The Old Man sat down in the chair by the fire
And stroked on his beard, which he thought might inspire
A word or a phrase to persuade his new neighbour
He was the real deal, not some cheap party favour.
And then it was, there by the fire that night,
He came to the thing he was sure would suffice:
“On waking tomorrow, check the post and you’ll see
I’m quite the same man I’m professing to be.”
Before he might hear any questions in answer
The Old Man stood up, twirled in place like a dancer,
And like the cold grass the first snow falls upon
The Maybe-Saint-Nicholas now was quite gone.
In shock and in awe Colonel Fazack sat back
Wondering at lines between fiction and fact.
The night crawled like tar through a filter of clay
Until, then it was, there arrived Christmas Day.
Down to the letterbox the Colonel ran
A child at Christmas like when he began;
And inside, a letter, no return to send,
Which surely must be from his Christmas Eve friend.
“If I am not Father Christmas, making merry,
How might I know you’d switched brandy for sherry?”
The Colonel Fazack stared for some long while after
Before breaking out into fits of gay laughter.
“What nonsense!
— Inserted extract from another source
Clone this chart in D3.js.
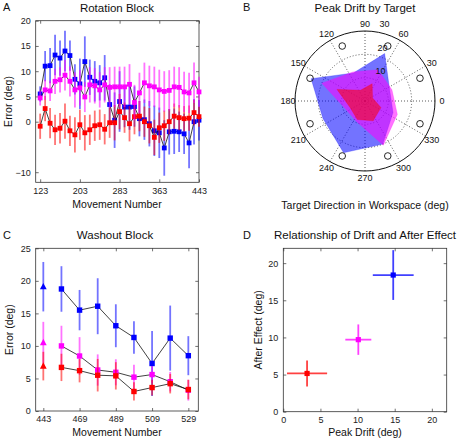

What rot! He must know his mistake—
A sherry glass does not a Santa Claus make!”
But a feeling stuck in him, a cloud of deep gloom,
That followed him up the stairs, into his rooms.
Had he gone round the bend? Should he be put away
For believing his friend was the man in the sleigh?
Impossible. Yet Colonel Fazack was, in truth,
Recalling with terror the scenes of his youth
Where older boys told him to stop being silly:
“One man cannot fly from Perth to Piccadilly,
Pulled by some deer and weighed down by a sack,
All in one night!” No, the logic was cracked.
Abandoning reason, our Colonel sat down.
“A Christmas Day sherry will bring me back ‘round.”
Yet, on raising the glass and reaching its end
He found his pulse rising, his fright back again.
Stuck fast to the bottom with inked words enshrined
Was folded a small note in cursive design.
On reading, our Colonel’s heart leapt to its feet:
“What we’re told doesn’t always match what we believe.”
Merry Christmas from our literary family to yours!